FIG. 6b is a fragmentary cross-sectional view of a section of a mold used for forming a vertically mounted stud-type cutter bit with a filled brazing receptacle placed in a preformed cutter location within the mold.
FIG. 7a is a fragmentary cross-section view of a section of a PCD bit formed with a filled brazing receptacle.
FIG. 7b is a fragmentary cross-sectional view of a section of a vertically mounted stud cutter bit formed with a filled brazing receptacle.
FIG. 8a is a fragmentary cross-section view of a section of a PCD bit formed with a brazing receptacle having a PCD cutter brazed therein.
FIG. 8b is a fragmentary cross-sectional view of a section of a vertically mounted stud-type cutter bit formed with a filled brazing receptacle having a vertically mounted stud-type cutter brazed therein.
The present invention relates to polycrystalline diamond (PCD) cutter bits and more specifically, it relates to cutter bits wherein their cutter cavities are lined with a thin walled receptacles providing a bonding interface between the cutter and the bit body. The invention also relates to a method for forming such a bit.
PCD cutter bits have a plurality of cavities around their body to accommodate the PCD cutters. These cutters are inserted into these cavities and are brazed to the "matrix material" steel or tungsten carbide bit body. The bond formed between the cutter and the bit body may be the weak link in a PCD cutter bit.

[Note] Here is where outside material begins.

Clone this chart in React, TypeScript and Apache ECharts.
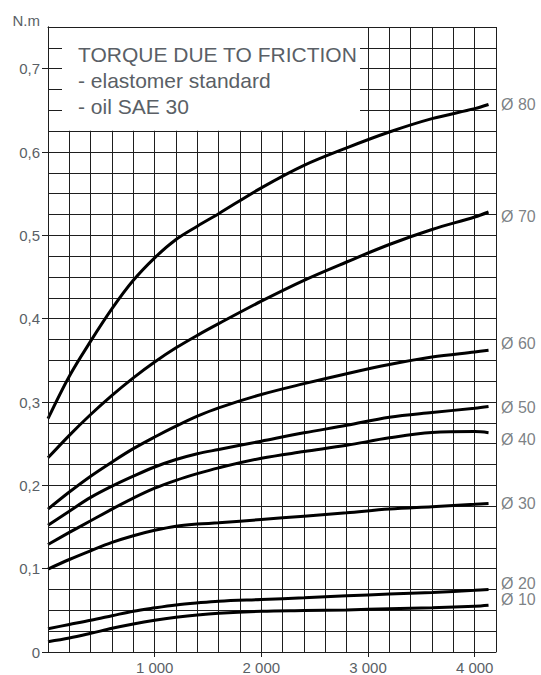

It is a primary reason for cutter loss.
The bit body cavities are typically formed by graphite displacements placed in a mold which is used to form the bit. The displacements are removed after the bit body is sintered or infiltrated, revealing the bit body cavities. These cavities may have a poor quality surface finish which is sometimes also geometrically irregular. The irregularity of the surface geometry is caused by insufficient packing of powdered matrix material around the displacements. The degree of geometry irregularity and the quality of the surface finish varies from bit to bit. These inconsistencies in the cavity surface finish and geometry may result in a poor braze and a relatively weak bond between the PCD cutters and the bit body.
When this braze bond fails, the cutter falls out of the bit. The fallen cutter may get jammed against the bit, causing further bit damage. To reduce the risk of further bit damage, once cutters fall out, the drilling operation is stopped and the bit is retrieved from the bore and replaced. This is a timely and costly venture.
Accordingly, there is a need for a PCD cutter bit which is formed with cavities having a consistently improved quality surface finish and surface geometry improving the quality of the bond between the PCD cutter and the bit body leading to enhanced cutter retention.
This invention relates to a method for forming a PCD cutter bit body having its cutter cavities lined with thin walled receptacles made from a metal alloy, a bimetal alloy or a layered alloy. The thin walled receptacles are filled with filler material such as sand or clay coated with a resin and exposed to heat for melting the resin and setting the material hard. This hardened material serves as a support for the receptacle walls. The receptacles are then inserted with their open ends first in preformed cutter locations in a bit mold. The mold is filled with a steel or tungsten carbide powder and a binder or matrix alloy and exposed to temperatures sufficient to cause the binder to infiltrate the steel or tungsten carbide as well as infiltrate to the receptacle outer surfaces metallurgically bonding the receptacles to the binder. Afterwards, the mold is removed, revealing a bit body with filler filled receptacles. The filler material which serves to support the receptacle walls during the bit forming process is then removed. Any deformation of the receptacle walls is straightened using a bullet shaped reformer tool. PCD cutters are then inserted in the receptacles and are brazed using conventional brazing techniques.